Provided entries ->
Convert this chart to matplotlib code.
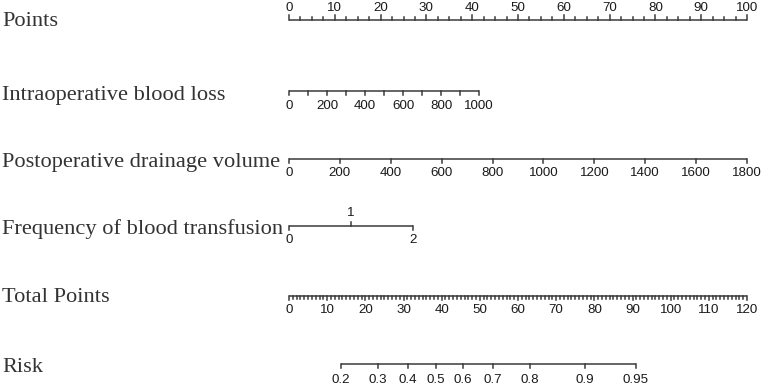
import matplotlib
matplotlib.use("Agg")
import matplotlib.pyplot as plt
import numpy as np

# ---- data ----
row_names = ["Points", "Intraoperative blood loss", "Postoperative drainage volume",
             "Frequency of blood transfusion", "Total Points", "Risk"]

points_labels = [0, 10, 20, 30, 40, 50, 60, 70, 80, 90, 100]
points_minor_step = 2.5

blood_loss_ticks = [0, 100, 200, 300, 400, 500, 600, 700, 800, 900, 1000]
blood_loss_labels = [0, 200, 400, 600, 800, 1000]
blood_loss_max_value = 1000
blood_loss_max_points = 41.5

drainage_ticks = [0, 200, 400, 600, 800, 1000, 1200, 1400, 1600, 1800]
drainage_max_value = 1800
drainage_max_points = 100

transfusion_values = [0, 1, 2]
transfusion_points = [0, 13.5, 27.0]

total_labels = [0, 10, 20, 30, 40, 50, 60, 70, 80, 90, 100, 110, 120]
total_max = 120

risk_labels = ["0.2", "0.3", "0.4", "0.5", "0.6", "0.7", "0.8", "0.9", "0.95"]
risk_total_points = [13.6, 23.3, 31.2, 38.5, 45.6, 53.4, 63.1, 77.5, 90.9]

# ---- layout ----
W, H = 765, 389
fig = plt.figure(figsize=(W / 100, H / 100), dpi=100)
x0_px, x1_px = 289, 747
ax = fig.add_axes([x0_px / W, 0, (x1_px - x0_px) / W, 1])
ax.set_xlim(0, 100)
ax.set_ylim(H, 0)
ax.axis("off")

px = 100 / (x1_px - x0_px)  # data units per pixel in x
LC = "#3a3a3a"
TC = "#1a1a1a"
LW = 1.1
label_font = dict(family="Liberation Serif", size=16.1, color="#333333")
tick_font = dict(family="Liberation Sans", size=9.6, color=TC)

row_y = [20, 91, 159, 226, 296, 364]
label_y = [21, 95, 162, 229, 298, 367]

for name, y in zip(row_names, label_y):
    ax.text(-287 * px, y, name, ha="left", va="center", clip_on=False, **label_font)


def hline(xa, xb, y):
    ax.plot([xa, xb], [y, y], color=LC, lw=LW, solid_capstyle="butt", clip_on=False)


def tick(x, y, length):
    ax.plot([x, x], [y, y + length], color=LC, lw=LW, clip_on=False)


# Points row (ticks up, labels above)
y = row_y[0]
hline(0, 100, y)
for v in np.arange(0, 100 + 1e-9, points_minor_step):
    major = abs(v / 10 - round(v / 10)) < 1e-9
    tick(v, y, -5 if major else -3)
for v in points_labels:
    ax.text(v, y - 12, str(v), ha="center", va="center", **tick_font)

# Intraoperative blood loss (ticks down, labels below)
y = row_y[1]
scale = blood_loss_max_points / blood_loss_max_value
hline(0, blood_loss_max_value * scale, y)
for v in blood_loss_ticks:
    tick(v * scale, y, 4)
for v in blood_loss_labels:
    ax.text(v * scale, y + 15, str(v), ha="center", va="center", **tick_font)

# Postoperative drainage volume
y = row_y[2]
scale = drainage_max_points / drainage_max_value
hline(0, drainage_max_value * scale, y)
for v in drainage_ticks:
    tick(v * scale, y, 4)
    ax.text(v * scale, y + 14, str(v), ha="center", va="center", **tick_font)

# Frequency of blood transfusion
y = row_y[3]
hline(transfusion_points[0], transfusion_points[-1], y)
for i, (v, p) in enumerate(zip(transfusion_values, transfusion_points)):
    if i % 2 == 1:
        tick(p, y, -4)
        ax.text(p, y - 13, str(v), ha="center", va="center", **tick_font)
    else:
        tick(p, y, 4)
        ax.text(p, y + 14, str(v), ha="center", va="center", **tick_font)

# Total Points
y = row_y[4]
scale = 100 / total_max
hline(0, total_max * scale, y)
for v in range(0, total_max + 1):
    tick(v * scale, y, 4 if v % 10 == 0 else 3)
for v in total_labels:
    ax.text(v * scale, y + 14, str(v), ha="center", va="center", **tick_font)

# Risk
y = row_y[5]
hline(risk_total_points[0] * scale, risk_total_points[-1] * scale, y)
for lab, tp in zip(risk_labels, risk_total_points):
    tick(tp * scale, y, 4)
    ax.text(tp * scale, y + 16, lab, ha="center", va="center", **tick_font)

fig.savefig("out.png", dpi=100, facecolor="white")
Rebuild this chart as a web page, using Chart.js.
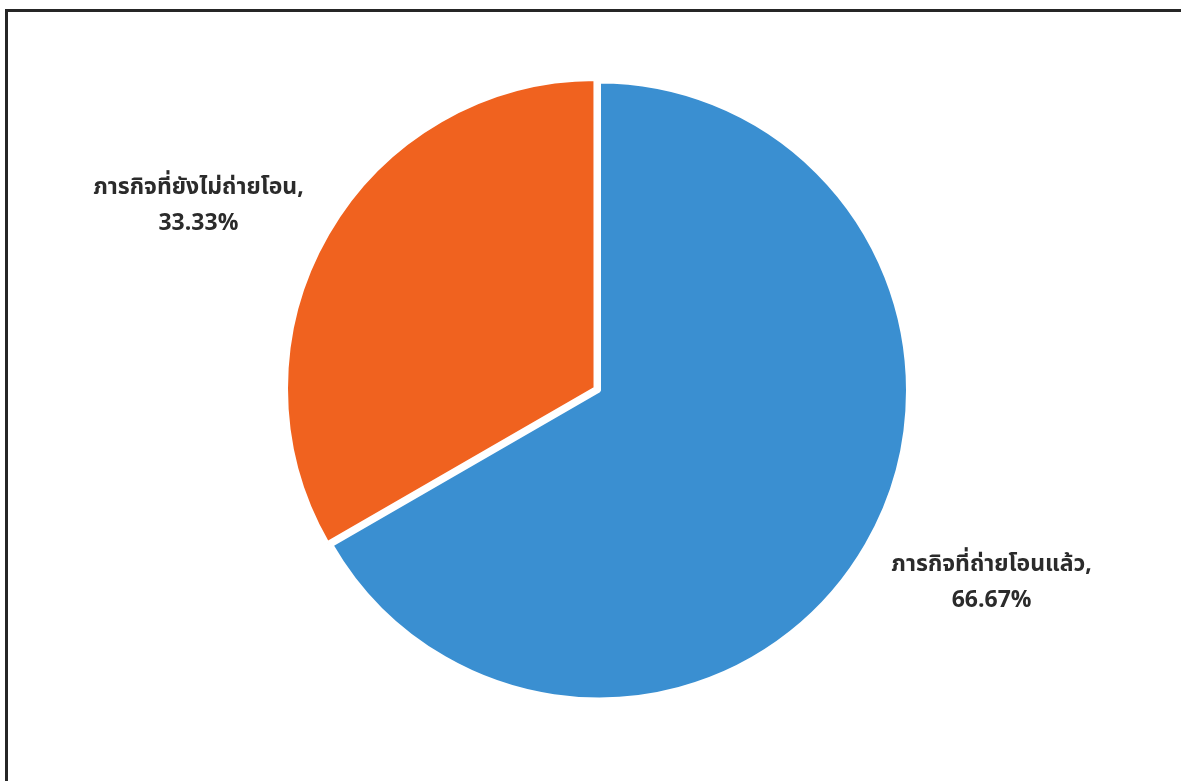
<!DOCTYPE html>
<html lang="th">
<head>
    <meta charset="UTF-8">
    <title>ภารกิจที่ถ่ายโอน</title>
    <script src="https://cdn.jsdelivr.net/npm/chart.js@4.4.0/dist/chart.umd.min.js"></script>
    <style>
        html, body { margin: 0; padding: 0; background: #fff; overflow: hidden; }
        .frame {
            position: absolute; left: 5px; top: 9px;
            width: 1200px; height: 800px;
            border: 3px solid #262626;
        }
        .wrap { position: absolute; left: 0; top: 0; width: 1181px; height: 781px; }
    </style>
</head>
<body>
    <div class="frame"></div>
    <div class="wrap"><canvas id="myChart"></canvas></div>

<script>
// data
var categories = ['ภารกิจที่ถ่ายโอนแล้ว', 'ภารกิจที่ยังไม่ถ่ายโอน'];
var shares = [66.67, 33.33];
var sliceColors = ['#3A8FD1', '#F0621F'];
var sliceOffsets = [0, 16];

// where each label sits, relative to the slice edge at its mid angle
var labelShift = [[125, 36], [-133, -32]];

var fontFamily = '"Noto Sans Thai", "Noto Sans Thai UI", Tahoma, "Noto Sans", "DejaVu Sans", sans-serif';

// draws "name," / "xx.xx%" next to each slice
var sliceLabels = {
    id: 'sliceLabels',
    afterDatasetsDraw: function(chart) {
        var ctx = chart.ctx;
        var meta = chart.getDatasetMeta(0);
        ctx.save();
        ctx.fillStyle = '#2b2b2b';
        ctx.textAlign = 'center';
        ctx.textBaseline = 'alphabetic';
        meta.data.forEach(function(arc, i) {
            var p = arc.getProps(['x', 'y', 'startAngle', 'endAngle', 'outerRadius'], true);
            var mid = (p.startAngle + p.endAngle) / 2;
            var ex = p.x + Math.cos(mid) * p.outerRadius;
            var ey = p.y + Math.sin(mid) * p.outerRadius;
            var lx = ex + labelShift[i][0];
            var ly = ey + labelShift[i][1];
            ctx.font = 'bold 23px ' + fontFamily;
            ctx.fillText(categories[i] + ',', lx, ly - 10);
            ctx.fillText(shares[i].toFixed(2) + '%', lx, ly + 26);
        });
        ctx.restore();
    }
};

var ctx = document.getElementById('myChart').getContext('2d');
var myPieChart = new Chart(ctx, {
    type: 'pie',
    data: {
        labels: categories,
        datasets: [{
            data: shares,
            backgroundColor: sliceColors,
            borderColor: '#ffffff',
            borderWidth: 4,
            offset: sliceOffsets
        }]
    },
    options: {
        responsive: true,
        maintainAspectRatio: false,
        animation: false,
        radius: 309,
        layout: { padding: { left: 17, right: 0, top: 0, bottom: 0 } },
        plugins: {
            legend: { display: false },
            tooltip: { enabled: false }
        }
    },
    plugins: [sliceLabels]
});
</script>
</body>
</html>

Task statement -> Collect each line containing the string "this".

Correct result ->
Convert this chart to matplotlib code.
Rebuild this chart as a web page, using Chart.js.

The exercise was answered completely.